Hidayatul Insan bi Tafsiril Qur'an / Ustadz Marwan Hadidi bin Musa, M.Pd.I 

Yakni orang itu tidak dapat menerima petunjuk, dan segala macam nasehat tidak akan berbekas kepadanya disebabkan kekafiran dan kerasnya hati mereka setelah nampak kebenaran bagi mereka. Oleh karena itu, Allah tidak memberi mereka taufiq untuk mengikuti petunjuk itu. Maksudnya: mereka tidak dapat memperhatikan dan memahami ayat-ayat Al Quran yang mereka dengar dan tidak dapat mengambil pelajaran dari tanda-tanda kebesaran Allah yang mereka lihat di cakrawala, di permukaan bumi dan pada diri mereka sendiri. Sarana-sarana untuk memperoleh petunjuk dan kebaikan telah ditutup bagi mereka. Ini merupakan hukuman yang disegerakan dan hukuman yang akan datang kepada mereka adalah azab yang sangat pedih berupa azab neraka dan kemurkaan Allah Ta'ala. 

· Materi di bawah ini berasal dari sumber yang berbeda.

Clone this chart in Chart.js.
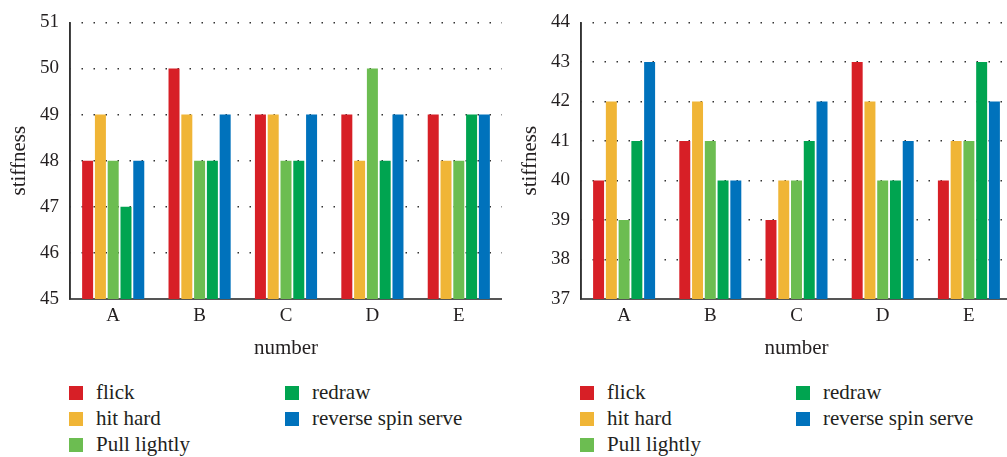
<!DOCTYPE html>
<html>
<head>
<meta charset="utf-8">
<script src="https://cdn.jsdelivr.net/npm/chart.js@4.4.1/dist/chart.umd.min.js"></script>
<style>
  html, body { margin: 0; padding: 0; background: #fff; overflow: hidden; width: 1007px; height: 457px; }
  .box { position: absolute; top: 0; height: 370px; }
  .legend { position: absolute; top: 0; left: 0; font-family: 'Liberation Serif', serif; font-size: 21px; color: #231f20; }
  .item { position: absolute; white-space: nowrap; height: 26px; line-height: 26px; }
  .item span { position: absolute; left: 0; top: 7px; width: 14px; height: 14px; }
</style>
</head>
<body>
<div class="box" style="left:0;width:502px;"><canvas id="leftChart" width="502" height="370"></canvas></div>
<div class="box" style="left:500px;width:512px;"><canvas id="rightChart" width="512" height="370"></canvas></div>
<div id="leftLegend" class="legend"></div>
<div id="rightLegend" class="legend"></div>
<script>
const categories = ['A', 'B', 'C', 'D', 'E'];
const seriesNames = ['flick', 'hit hard', 'Pull lightly', 'redraw', 'reverse spin serve'];
const seriesColors = ['#D71F26', '#F0B536', '#6CBD51', '#00A450', '#0072BC'];

// left chart
const flickL = [48, 50, 49, 49, 49];
const hitHardL = [49, 49, 49, 48, 48];
const pullLightlyL = [48, 48, 48, 50, 48];
const redrawL = [47, 48, 48, 48, 49];
const reverseSpinL = [48, 49, 49, 49, 49];
const ticksL = [45, 51];

// right chart
const flickR = [40, 41, 39, 43, 40];
const hitHardR = [42, 42, 40, 42, 41];
const pullLightlyR = [39, 41, 40, 40, 41];
const redrawR = [41, 40, 41, 40, 43];
const reverseSpinR = [43, 40, 42, 41, 42];
const ticksR = [37, 44];

const textColor = '#231f20';
const fontFamily = "'Liberation Serif', serif";

function makeChart(id, values, range, axisWidth, titleGap) {
    const ctx = document.getElementById(id).getContext('2d');
    return new Chart(ctx, {
        type: 'bar',
        data: {
            labels: categories,
            datasets: values.map((v, i) => ({
                label: seriesNames[i],
                data: v,
                backgroundColor: seriesColors[i],
                borderWidth: 0,
                categoryPercentage: 0.74,
                barPercentage: 0.86
            }))
        },
        options: {
            responsive: false,
            animation: false,
            devicePixelRatio: 1,
            layout: { padding: { top: 16, right: 0, bottom: 0, left: 0 } },
            plugins: {
                legend: { display: false },
                tooltip: { enabled: false }
            },
            scales: {
                x: {
                    grid: { display: false, drawTicks: false },
                    border: { display: true, color: '#555', width: 2 },
                    ticks: { color: textColor, padding: 6, font: { family: fontFamily, size: 19, lineHeight: 1.2 } },
                    title: {
                        display: true,
                        text: 'number',
                        color: textColor,
                        padding: { top: 0, bottom: 9 },
                        font: { family: fontFamily, size: 21, lineHeight: 1.2 }
                    },
                    afterFit: (scale) => { scale.height = 71; }
                },
                y: {
                    min: range[0],
                    max: range[1],
                    grid: {
                        color: '#333',
                        lineWidth: 1.5,
                        drawTicks: false
                    },
                    // in v4 border.dash styles the grid lines
                    border: { display: true, color: '#333', width: 1.5, dash: [1.5, 10.5], dashOffset: 1 },
                    ticks: { stepSize: 1, color: textColor, padding: 11, font: { family: fontFamily, size: 19 } },
                    title: {
                        display: true,
                        text: 'stiffness',
                        color: textColor,
                        padding: { top: titleGap, bottom: 0 },
                        font: { family: fontFamily, size: 21, lineHeight: 1.2 }
                    },
                    afterFit: (scale) => { scale.width = axisWidth; }
                }
            }
        },
        plugins: [{
            // solid y axis line
            id: 'axisLine',
            beforeDatasetsDraw(chart) {
                const { ctx, chartArea } = chart;
                ctx.save();
                ctx.setLineDash([]);
                ctx.strokeStyle = '#333';
                ctx.lineWidth = 1.6;
                ctx.beginPath();
                ctx.moveTo(chartArea.left, chartArea.top);
                ctx.lineTo(chartArea.left, chartArea.bottom);
                ctx.stroke();
                ctx.restore();
            }
        }]
    });
}

const leftChart = makeChart('leftChart', [flickL, hitHardL, pullLightlyL, redrawL, reverseSpinL], ticksL, 70, 7);
const rightChart = makeChart('rightChart', [flickR, hitHardR, pullLightlyR, redrawR, reverseSpinR], ticksR, 81, 18);

function buildLegend(el, chart, left) {
    chart.data.datasets.forEach((ds, i) => {
        const col = Math.floor(i / 3);
        const row = i % 3;
        const item = document.createElement('div');
        item.className = 'item';
        item.style.left = (left + col * 216) + 'px';
        item.style.top = (379 + row * 26) + 'px';
        item.style.paddingLeft = '27px';
        const sw = document.createElement('span');
        sw.style.background = ds.backgroundColor;
        item.appendChild(sw);
        item.appendChild(document.createTextNode(ds.label));
        el.appendChild(item);
    });
}
buildLegend(document.getElementById('leftLegend'), leftChart, 69);
buildLegend(document.getElementById('rightLegend'), rightChart, 580);
</script>
</body>
</html>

Tafsir Ringkas Kementrian Agama RI 

Karena mereka ingkar dengan menutup diri dari kebenaran, maka seakan Allah telah mengunci hati mereka dengan sekat yang tertutup rapat sehingga nasihat atau hidayah tersebut tidak bisa masuk ke dalam hati mereka, dan pendengaran mereka juga seakan terkunci, sehingga tidak mendengar kebenaran dari Allah. Demikian pula penglihatan mereka telah tertutup, sehingga tidak melihat tanda-tanda kekuasaan Allah yang dapat mengantarkan kepada keimanan, dan sebagai akibatnya, mereka akan mendapat azab yang berat. 

Dan selanjutnya disebutkan kelompok manusia yang ketiga dalam menyikapi kebenaran petunjuk Al-Qur'an, yaitu di antara manusia yang ingkar seperti disebut sebelumnya ada sekelompok orang yang mengatakan sesuatu yang sesungguhnya tidak lahir dari dalam hati nurani. Mereka berkata, kami hanya beriman kepada Allah dengan segala keagungan-Nya dan kami juga beriman kepada hari akhir yang diingkari oleh orang-orang kafir, padahal sesungguhnya mereka itu tidak jujur dalam mengatakan itu sehingga mereka bukanlah termasuk golongan orang-orang yang beriman. Kelompok ketiga ini jauh lebih berbahaya daripada yang secara terang-terangan menolak (kafir), sebab mereka menampakkan diri seperti kawan padahal sesungguhnya mereka adalah lawan.